RECORDED INFORMATION:
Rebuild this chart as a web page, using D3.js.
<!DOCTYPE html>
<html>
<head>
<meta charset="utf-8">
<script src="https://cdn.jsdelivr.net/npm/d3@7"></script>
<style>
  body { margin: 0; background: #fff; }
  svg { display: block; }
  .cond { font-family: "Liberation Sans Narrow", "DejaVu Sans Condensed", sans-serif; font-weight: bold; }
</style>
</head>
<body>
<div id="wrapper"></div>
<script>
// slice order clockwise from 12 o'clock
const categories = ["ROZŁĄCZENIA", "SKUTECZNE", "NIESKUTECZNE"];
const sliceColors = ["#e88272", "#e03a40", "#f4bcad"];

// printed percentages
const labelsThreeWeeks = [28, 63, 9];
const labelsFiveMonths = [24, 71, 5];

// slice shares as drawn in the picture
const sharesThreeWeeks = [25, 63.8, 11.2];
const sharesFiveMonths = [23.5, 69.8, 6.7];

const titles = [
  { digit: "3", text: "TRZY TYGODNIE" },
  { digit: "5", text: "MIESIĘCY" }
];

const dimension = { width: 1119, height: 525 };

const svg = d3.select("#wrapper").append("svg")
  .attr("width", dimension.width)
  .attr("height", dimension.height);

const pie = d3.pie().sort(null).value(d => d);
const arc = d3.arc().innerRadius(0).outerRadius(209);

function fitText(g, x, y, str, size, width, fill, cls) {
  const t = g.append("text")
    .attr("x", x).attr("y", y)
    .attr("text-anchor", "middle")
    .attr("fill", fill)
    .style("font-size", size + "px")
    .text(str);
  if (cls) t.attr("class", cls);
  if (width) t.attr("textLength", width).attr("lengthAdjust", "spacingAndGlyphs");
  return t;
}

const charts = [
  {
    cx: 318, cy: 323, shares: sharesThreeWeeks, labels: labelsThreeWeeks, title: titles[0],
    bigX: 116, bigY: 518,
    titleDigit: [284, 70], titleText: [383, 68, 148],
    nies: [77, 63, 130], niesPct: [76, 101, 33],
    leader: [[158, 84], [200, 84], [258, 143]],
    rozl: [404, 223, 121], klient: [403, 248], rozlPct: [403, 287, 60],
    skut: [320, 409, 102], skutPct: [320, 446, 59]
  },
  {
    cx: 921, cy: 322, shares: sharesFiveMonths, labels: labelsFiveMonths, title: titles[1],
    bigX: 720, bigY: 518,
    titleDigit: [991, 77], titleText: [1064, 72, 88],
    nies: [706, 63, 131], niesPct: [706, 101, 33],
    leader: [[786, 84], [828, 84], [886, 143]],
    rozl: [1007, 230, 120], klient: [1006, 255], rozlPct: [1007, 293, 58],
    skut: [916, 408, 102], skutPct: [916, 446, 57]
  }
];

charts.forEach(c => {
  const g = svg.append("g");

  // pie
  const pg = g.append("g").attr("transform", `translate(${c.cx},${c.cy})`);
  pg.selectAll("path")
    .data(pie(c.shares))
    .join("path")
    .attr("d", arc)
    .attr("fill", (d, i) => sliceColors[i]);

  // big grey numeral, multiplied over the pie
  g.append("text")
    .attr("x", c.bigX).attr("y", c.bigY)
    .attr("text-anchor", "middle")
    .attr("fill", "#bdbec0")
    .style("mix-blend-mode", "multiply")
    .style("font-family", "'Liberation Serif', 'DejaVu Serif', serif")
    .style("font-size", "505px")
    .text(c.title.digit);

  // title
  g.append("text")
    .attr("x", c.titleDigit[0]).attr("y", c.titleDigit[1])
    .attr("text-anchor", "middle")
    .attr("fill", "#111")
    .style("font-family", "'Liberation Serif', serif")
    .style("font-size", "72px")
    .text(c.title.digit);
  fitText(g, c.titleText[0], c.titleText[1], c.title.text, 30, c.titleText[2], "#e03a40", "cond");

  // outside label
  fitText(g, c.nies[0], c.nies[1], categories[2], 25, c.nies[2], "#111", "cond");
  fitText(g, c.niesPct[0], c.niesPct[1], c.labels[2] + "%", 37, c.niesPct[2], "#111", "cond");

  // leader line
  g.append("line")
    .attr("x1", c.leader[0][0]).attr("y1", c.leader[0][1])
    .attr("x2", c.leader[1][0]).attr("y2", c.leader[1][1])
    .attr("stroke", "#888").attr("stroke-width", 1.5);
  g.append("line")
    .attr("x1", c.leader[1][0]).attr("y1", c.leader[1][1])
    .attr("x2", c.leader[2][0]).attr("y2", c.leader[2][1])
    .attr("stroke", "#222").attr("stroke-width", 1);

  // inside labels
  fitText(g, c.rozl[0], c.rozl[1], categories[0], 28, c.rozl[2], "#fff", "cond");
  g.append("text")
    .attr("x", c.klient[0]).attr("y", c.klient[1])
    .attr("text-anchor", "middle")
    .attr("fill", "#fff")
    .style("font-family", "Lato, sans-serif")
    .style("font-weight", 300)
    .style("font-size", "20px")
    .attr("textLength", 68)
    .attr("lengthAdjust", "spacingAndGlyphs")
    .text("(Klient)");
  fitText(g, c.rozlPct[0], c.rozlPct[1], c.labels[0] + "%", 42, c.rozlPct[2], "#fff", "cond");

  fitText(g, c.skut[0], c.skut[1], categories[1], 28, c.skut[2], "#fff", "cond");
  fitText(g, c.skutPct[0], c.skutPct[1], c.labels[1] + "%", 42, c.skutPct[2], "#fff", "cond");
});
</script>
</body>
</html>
...
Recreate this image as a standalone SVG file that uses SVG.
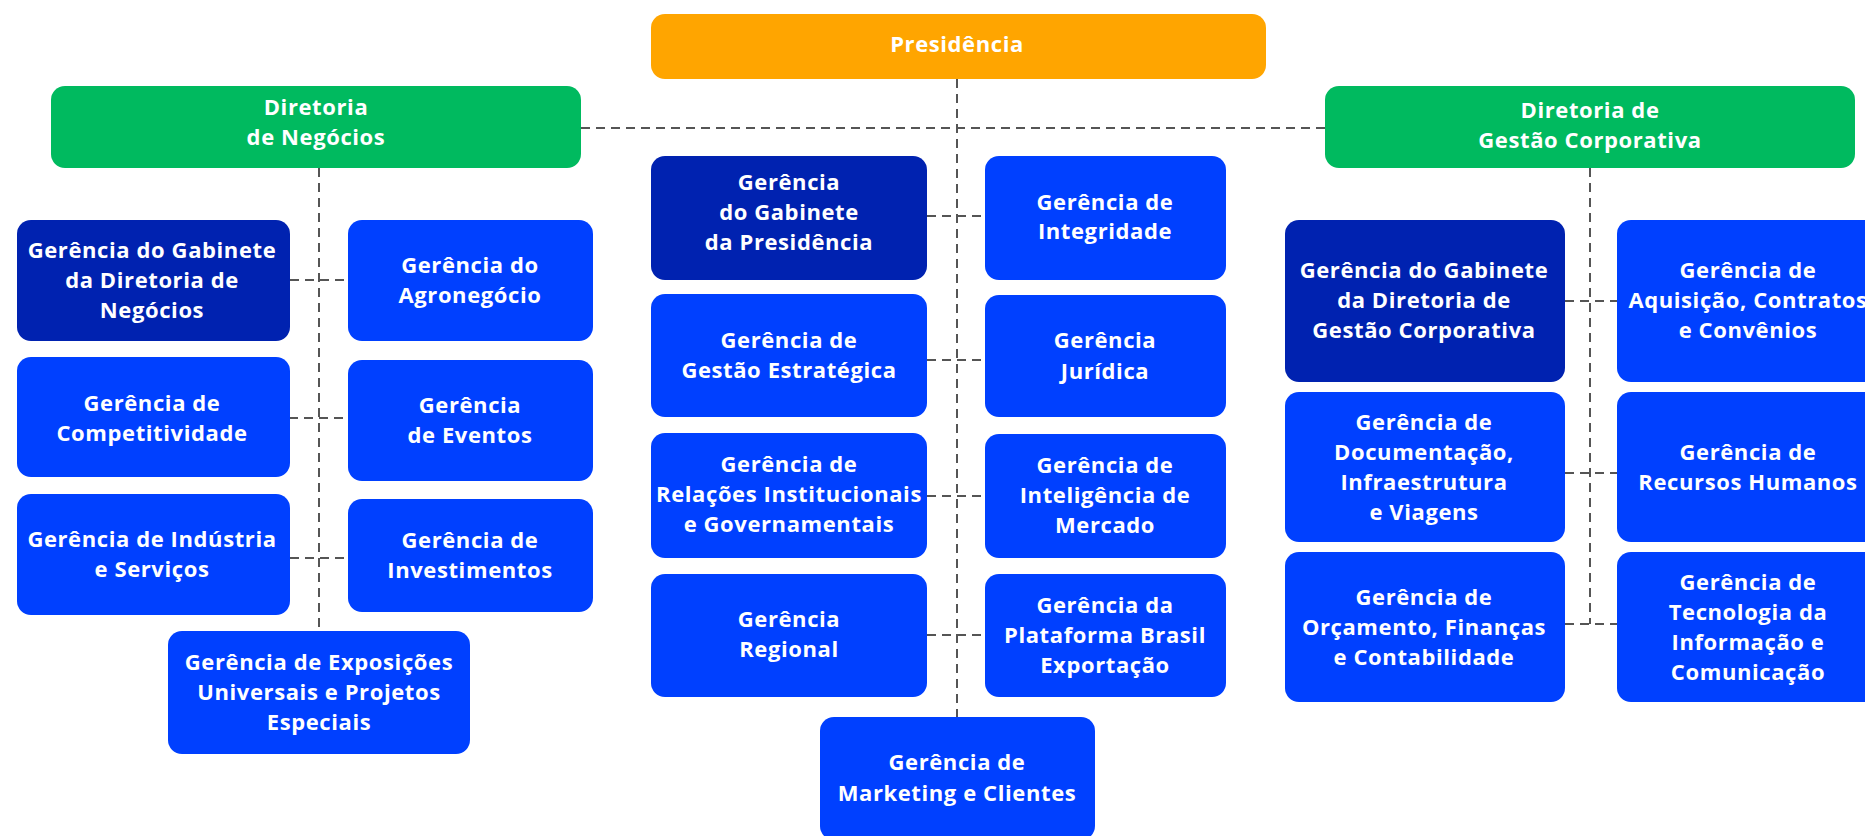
---
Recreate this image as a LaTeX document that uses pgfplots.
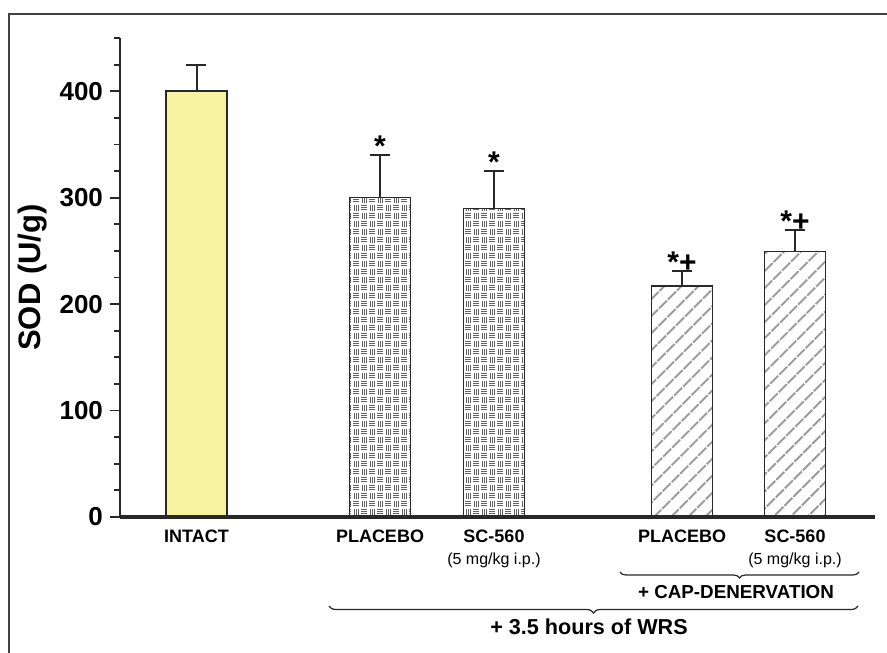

REQUIRED TASK: Read the entries and show each line that mentions "this".

EXERCISE RESPONSE:
Rebuild this chart as a web page, using D3.js.
Recreate this image as a standalone SVG file that uses SVG.
Recreate this image as a LaTeX document that uses pgfplots.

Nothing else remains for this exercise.